Las industrias del petróleo, el gas, el carbón y la provisión de energía llevan décadas investigando, patentando y promoviendo tecnologías de geoingeniería –por ejemplo, CCUS– sin otro objetivo que proteger el papel dominante de los combustibles fósiles en la economía. Y nuestra investigación demuestra que el efecto de la geoingeniería sería ante todo reforzar ese papel, contribuir a un aumento de las emisiones de CO2 y encadenarnos a la infraestructura de combustibles fósiles por varias décadas o siglos más.
Es una respuesta claramente contraproducente a la crisis climática. Pero eso no les importa a los promotores de la geoingeniería, muchos de los cuales –entre ellos el Instituto Estadounidense de la Empresa, el legislador estadounidense Lamar Smith y el ex secretario de Estado de los Estados Unidos (y director ejecutivo de ExxonMobil) Rex Tillerson– niegan el cambio climático y se oponen a las políticas de mitigación. Sostienen que si el calentamiento global llegara a ser un problema real, hallaremos la forma de resolverlo con la geoingeniería.
Pero lo que conviene a los intereses arraigados de la industria de los combustibles fósiles es contrario a la realidad. La fría verdad es que nos queda menos de una década para lograr una reducción drástica de las emisiones de CO2, y menos de tres para eliminarlas por completo. El mundo no puede darse el lujo de desperdiciar más tiempo y recursos en los mitos y fantasías de la geoingeniería.
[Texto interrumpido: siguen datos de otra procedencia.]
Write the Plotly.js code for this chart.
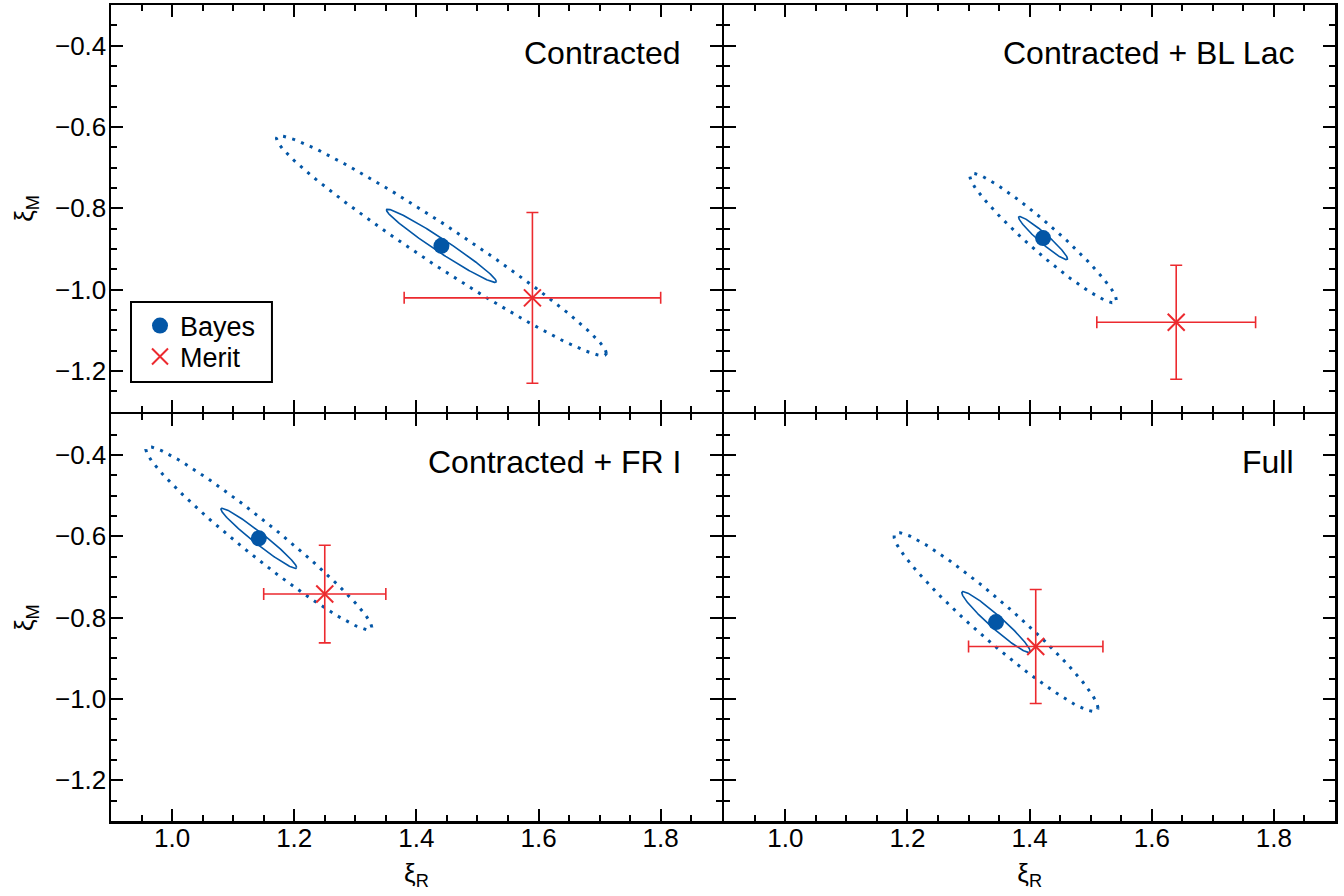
<!DOCTYPE html>
<html>
<head>
<meta charset="utf-8">
<script src="https://cdn.plot.ly/plotly-3.0.1.min.js"></script>
<style>html,body{margin:0;padding:0;background:#fff;}#chart{width:1344px;height:896px;}</style>
</head>
<body>
<div id="chart"></div>
<script>
// Panel names (top-left, top-right, bottom-left, bottom-right)
const panels = ['Contracted', 'Contracted + BL Lac', 'Contracted + FR I', 'Full'];
// Bayes best-fit points
const bayesX = [1.441, 1.422, 1.142, 1.345];
const bayesY = [-0.892, -0.873, -0.605, -0.811];
// Merit points with symmetric errors
const meritX = [1.59, 1.64, 1.25, 1.41];
const meritY = [-1.02, -1.08, -0.742, -0.871];
const meritErrX = [0.21, 0.13, 0.10, 0.11];
const meritErrY = [0.21, 0.14, 0.12, 0.14];
// Confidence contours: half-extents in x and y, and correlation
const innerSx = [0.090, 0.040, 0.062, 0.056];
const innerSy = [0.090, 0.053, 0.074, 0.075];
const outerSx = [0.270, 0.120, 0.185, 0.167];
const outerSy = [0.270, 0.159, 0.225, 0.220];
const corr = [-0.977, -0.958, -0.971, -0.960];
// Axis tick labels
const xTicks = [1.0, 1.2, 1.4, 1.6, 1.8];
const yTicks = [-1.2, -1.0, -0.8, -0.6, -0.4];

const BLUE = '#0356a6';
const RED = '#ec2a2f';
const FONT = 'Liberation Sans, Arial, Helvetica, sans-serif';
const LW = 2.5;

function ellipse(cx, cy, sx, sy, rho) {
  const xs = [], ys = [];
  const n = 240;
  const k = Math.sqrt(1 - rho * rho);
  for (let i = 0; i <= n; i++) {
    const t = 2 * Math.PI * i / n;
    xs.push(cx + sx * Math.cos(t));
    ys.push(cy + sy * (rho * Math.cos(t) + k * Math.sin(t)));
  }
  return {xs, ys};
}

const axRefs = [['x', 'y'], ['x2', 'y2'], ['x3', 'y3'], ['x4', 'y4']];
const traces = [];
panels.forEach((name, i) => {
  const [xa, ya] = axRefs[i];
  const eo = ellipse(bayesX[i], bayesY[i], outerSx[i], outerSy[i], corr[i]);
  const ei = ellipse(bayesX[i], bayesY[i], innerSx[i], innerSy[i], corr[i]);
  traces.push({x: eo.xs, y: eo.ys, xaxis: xa, yaxis: ya, mode: 'lines',
    line: {color: BLUE, width: 3, dash: '3px,6.5px'}, showlegend: false, hoverinfo: 'skip'});
  traces.push({x: ei.xs, y: ei.ys, xaxis: xa, yaxis: ya, mode: 'lines',
    line: {color: BLUE, width: 1.6}, showlegend: false, hoverinfo: 'skip'});
  traces.push({x: [meritX[i]], y: [meritY[i]], xaxis: xa, yaxis: ya, mode: 'markers',
    name: 'Merit', legend: 'legend2', showlegend: i === 0,
    marker: {symbol: 'x-thin-open', size: 17, color: RED, line: {color: RED, width: 2}},
    error_x: {type: 'constant', value: meritErrX[i], color: RED, thickness: 1.6, width: 6},
    error_y: {type: 'constant', value: meritErrY[i], color: RED, thickness: 1.6, width: 6}});
  traces.push({x: [bayesX[i]], y: [bayesY[i]], xaxis: xa, yaxis: ya, mode: 'markers',
    name: 'Bayes', legend: 'legend', showlegend: i === 0,
    marker: {symbol: 'circle', size: 16, color: BLUE}});
});

const axFont = {family: FONT, size: 26, color: '#000'};
function xax(domain, showLabels, anchor) {
  return {
    domain: domain, anchor: anchor, range: [0.9, 1.9], tickmode: 'array', tickvals: xTicks,
    ticktext: xTicks.map(v => v.toFixed(1)), showticklabels: showLabels,
    ticks: 'inside', ticklen: 12, tickwidth: 2, tickcolor: '#000',
    minor: {ticks: 'inside', ticklen: 6, tickwidth: 2, tickcolor: '#000', tickmode: 'linear', tick0: 0.9, dtick: 0.05, showgrid: false},
    showline: true, linewidth: LW, linecolor: '#000', mirror: 'ticks',
    showgrid: false, zeroline: false, ticklabelstandoff: -8,
    tickfont: axFont,
    title: showLabels ? {text: 'ξ<sub>R</sub>', font: axFont, standoff: 12} : {text: ''}
  };
}
function yax(domain, showLabels, anchor) {
  return {
    domain: domain, anchor: anchor, range: [-1.3, -0.3], tickmode: 'array', tickvals: yTicks,
    ticktext: yTicks.map(v => (v < 0 ? '\u2212' : '') + Math.abs(v).toFixed(1)), showticklabels: showLabels,
    ticks: 'inside', ticklen: 12, tickwidth: 2, tickcolor: '#000',
    minor: {ticks: 'inside', ticklen: 6, tickwidth: 2, tickcolor: '#000', tickmode: 'linear', tick0: -1.3, dtick: 0.05, showgrid: false},
    showline: true, linewidth: LW, linecolor: '#000', mirror: 'ticks',
    showgrid: false, zeroline: false, ticklabelstandoff: -3,
    tickfont: axFont,
    title: showLabels ? {text: 'ξ<sub>M</sub>', font: axFont, standoff: 14} : {text: ''}
  };
}

// Domains leave a gap equal to the line width so the shared frame lines coincide
const gx = LW / 2 / 1224, gy = LW / 2 / 816;
const dL = [0, 0.5 - gx], dR = [0.5 + gx, 1];
const dT = [0.5 + gy, 1], dB = [0, 0.5 - gy];

const labelPos = [[0.4673, 0.941], [0.9681, 0.941], [0.4673, 0.4403], [0.9681, 0.4403]];
const annotations = panels.map((name, i) => ({
  text: name, xref: 'paper', yref: 'paper', x: labelPos[i][0], y: labelPos[i][1],
  xanchor: 'right', yanchor: 'middle', showarrow: false,
  font: {family: FONT, size: 32, color: '#000'}
}));

const legFont = {family: FONT, size: 27, color: '#000'};
const layout = {
  width: 1344, height: 896,
  margin: {l: 111, r: 9, t: 5, b: 75},
  paper_bgcolor: '#fff', plot_bgcolor: '#fff',
  font: {family: FONT, color: '#000'},
  xaxis: xax(dL, false, 'y'),
  yaxis: yax(dT, true, 'x'),
  xaxis2: xax(dR, false, 'y2'),
  yaxis2: yax(dT, false, 'x2'),
  xaxis3: xax(dL, true, 'y3'),
  yaxis3: yax(dB, true, 'x3'),
  xaxis4: xax(dR, true, 'y4'),
  yaxis4: yax(dB, false, 'x4'),
  showlegend: true,
  legend: {x: 0.0237, y: 0.6066, xanchor: 'left', yanchor: 'middle',
    borderwidth: 0, bgcolor: 'rgba(0,0,0,0)', font: legFont, itemwidth: 30},
  legend2: {x: 0.0237, y: 0.5686, xanchor: 'left', yanchor: 'middle',
    borderwidth: 0, bgcolor: 'rgba(0,0,0,0)', font: legFont, itemwidth: 30},
  shapes: [{type: 'rect', xref: 'paper', yref: 'paper', x0: 0.01634, x1: 0.1315, y0: 0.538, y1: 0.636,
    line: {color: '#000', width: 2}, fillcolor: '#fff', layer: 'above'}],
  annotations: annotations
};

Plotly.newPlot('chart', traces, layout, {displayModeBar: false, staticPlot: true});
</script>
</body>
</html>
Tenemos las herramientas que necesitamos para hacer frente a la crisis climática. Promover el uso de fuentes de energía renovables y la eficiencia energética, proteger y recuperar los bosques naturales y los ecosistemas oceánicos, respetar el derecho de los pueblos indígenas a actuar como custodios de sus territorios ancestrales; son todas soluciones viables y económicas para la crisis climática, que es posible implementar y extender ya mismo. Sólo se necesita voluntad política para adoptarlas, y la determinación de rechazar las estrategias falaces ideadas por quienes deberían estar corrigiendo el problema, en vez de imaginando nuevos modos de sacarle provecho.